任何現代法治國家都必須確立公正的法律體制,只是在極權統治的國度裏,當權者拒絕接受法律的公正制約,並長期對捍衛公民權利的律師作出迫害和打壓,隨時隨地不惜違法向他們進行拘捕。

其中例子,就是被當局以「煽動顛覆國家政權罪」判囚4年、正身陷囹圄的余文生律師。

2014年,他替佔中支持者維權;2016年,他為多位「709案」的維權律師(包括王全璋)代理案件;2017年底至2018年,他公開呼籲修憲改革。他長年為人權法制付出,換來牢獄之災,同時獲得國際認同。在2018年11月獲得德國和法國政府聯合頒發的人權法治獎項、2021年2月獲頒「2021年度馬丁恩納斯人權捍衛者獎」。

替佔中支持者維權

余文生是個目光炯炯,說話清脆俐落的人,他樣子看上去比實際年齡蒼老,大概長年經歷崎嶇不平的維權之路,被拘捕和跟蹤的折騰。

他曾不下一次說過,走上此路全然是被迫不得已的。1967年出生的他,1999年通過律師考試之後一直從事商業訴訟,一直「循規蹈矩」,以他的說法是「不願意和制度硬碰,不願意正面衝突」,只是當局實在違法了他才採取對抗。

2014年9月28日,香港發生了一場由佔領中環演變成雨傘運動的爭普選事件,北京維權人士知道消息後,在翌日的飯聚中舉牌支持,然後把留影照片發到網絡上去。沒想到,9月30日之後,舉牌人士一個一個被當局抓去,被瘋狂地連續訊問。曾經被抓的維權公民韓穎,就是連續九個日夜不讓睡覺接受疲勞訊問的其中一人。過程中不斷被問:你們為什麼要支持香港?是誰給你們提供資金?有沒有幕後操縱者?

普選是普世價值,維權公民支持香港抗爭者,不過是在發揮團結精神鼓舞士氣,可被抓去的維權公民前後達一百多人。當時,余文生和其他維權律師紛紛趕去幫忙,法律規定48小時之後一定要讓律師會見當事人,可余文生一直不能與當事人接觸,當局還著他回去等通知,他卻死硬不肯離去,滯留在豐台看守所門前至凌晨,以示抗議。

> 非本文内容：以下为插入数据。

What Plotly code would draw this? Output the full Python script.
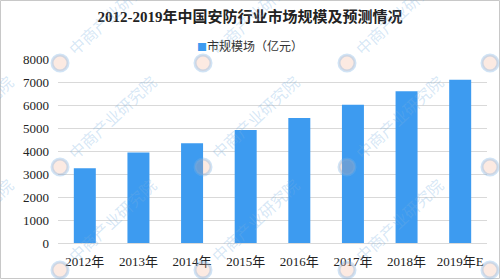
import plotly.graph_objects as go

categories = ["2012年", "2013年", "2014年", "2015年", "2016年", "2017年", "2018年", "2019年E"]
values = [3250, 3940, 4340, 4910, 5440, 6010, 6600, 7100]
series_name = "市规模场（亿元）"
title_text = "2012-2019年中国安防行业市场规模及预测情况"
y_ticks = [0, 1000, 2000, 3000, 4000, 5000, 6000, 7000, 8000]
watermark_text = "中商产业研究院"

W, H = 500, 280
L, R, T, B = 58, 13, 59, 37
PW, PH = W - L - R, H - T - B


def px(x):
    return (x - L) / PW


def py(y):
    return (H - B - y) / PH


BLUE = "#3d9bf0"
serif = "Liberation Serif, Times New Roman, Noto Sans CJK SC, serif"

fig = go.Figure()
fig.add_trace(go.Bar(
    x=categories, y=values, name=series_name,
    marker=dict(color=BLUE, line=dict(width=0)),
    showlegend=False,
))

annotations = []
shapes = []

# watermarks (logo + text, diagonal)
logo_cols = [-83, 60, 203, 347, 490]
logo_rows = [63, 167, 270]
for lx in logo_cols:
    for ly in logo_rows:
        cx, cy = lx + 52, ly - 50
        annotations.append(dict(
            x=px(cx), y=py(cy), xref="paper", yref="paper",
            text=watermark_text, showarrow=False, textangle=-43,
            xanchor="center", yanchor="middle",
            font=dict(family="Noto Sans CJK SC", size=16, color="rgba(120,175,225,0.30)"),
        ))
        shapes.append(dict(
            type="circle", xref="paper", yref="paper",
            x0=px(lx - 8), x1=px(lx + 8), y0=py(ly + 8), y1=py(ly - 8),
            line=dict(color="rgba(120,175,225,0.35)", width=3),
            fillcolor="rgba(245,170,140,0.25)", layer="above",
        ))

# legend (drawn as text)
annotations.append(dict(
    x=px(250), y=py(45), xref="paper", yref="paper", showarrow=False,
    xanchor="center", yanchor="middle",
    text="<span style='color:%s;font-size:10px'>■</span>%s" % (BLUE, series_name),
    font=dict(family="Noto Sans CJK SC, sans-serif", size=12, color="#333333"),
))

# outer border
shapes.append(dict(type="rect", xref="paper", yref="paper",
                   x0=px(0.5), x1=px(W - 0.5), y0=py(H - 1.5), y1=py(0.5),
                   line=dict(color="#c8c8c8", width=1), fillcolor="rgba(0,0,0,0)",
                   layer="below"))

fig.update_layout(
    width=W, height=H,
    margin=dict(l=L, r=R, t=T, b=B, pad=0),
    paper_bgcolor="white", plot_bgcolor="white",
    bargap=0.59,
    title=dict(text="<b>" + title_text + "</b>", x=0.5, xanchor="center",
               y=1 - 17 / H, yanchor="middle",
               font=dict(family=serif, size=15, color="#222222")),
    showlegend=False,
    xaxis=dict(tickfont=dict(family=serif, size=13, color="#222222"),
               showgrid=False, showline=True, linecolor="#d9d9d9", linewidth=1,
               ticks="", ticklabelstandoff=6),
    yaxis=dict(range=[0, 8000], tickvals=y_ticks,
               tickfont=dict(family=serif, size=13, color="#222222"),
               showgrid=True, gridcolor="#d9d9d9", gridwidth=1,
               zeroline=False, showline=False, ticks="", ticklabelstandoff=8),
    annotations=annotations,
    shapes=shapes,
)

fig.write_html("out.html")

當時,當局從沒見過律師敢滯留在看守所門前不走,10月13日,當局以涉嫌支持佔中把他抓去,關在大興99天,期間被訊問二百多次,有時訊問時間長達十七八小時,他戴上手銬,連續長時間審訊,手腫得非常厲害。

關押期間,他曾經被關在死囚牢,與死囚擦身而過嗅過死亡的氣味。他曾表示,「2014年12月30日,一個死囚就從我們監室裡走出去,就那麼一瞬間,有一種感覺好像我也應該去。」

但對於余文生來說,死亡不可怕,他更不能抵受的是濫權不講理,用酷刑手段逼壓無罪者。

他相信,法律應該是推動民主的的手段:九十年代中國也嘗試提倡依法治國,法治也曾穩步向前,余文生說,那時可以告法院,告政府,都給立案。然而,中國法治之路,愈走愈歪曲,十八大之後,甚至急劇倒退,最新頒布的慈善法、國安法和對境外NGO法,據余文生理解,全部是惡法,「中國現在是依惡法治國。」

709第一反擊律師

2015年7月9日, 曾代理多宗著名維權案件的北京鋒銳律師行律師王宇被當局帶走,她的手機發出了最後訊息:「凌晨 3 點家裏突然斷電了,接着 WiFi 斷了,然後就聽到有人撬門的聲音……」中國法律界稱這一天為「黑色星期五」,也就是「709 大抓捕」之始。接下來的四個月,中國先後有三百多名律師、律師事務所人員、人權捍衞者被約談、傳喚、限制出境、監視居住、逮捕或失蹤。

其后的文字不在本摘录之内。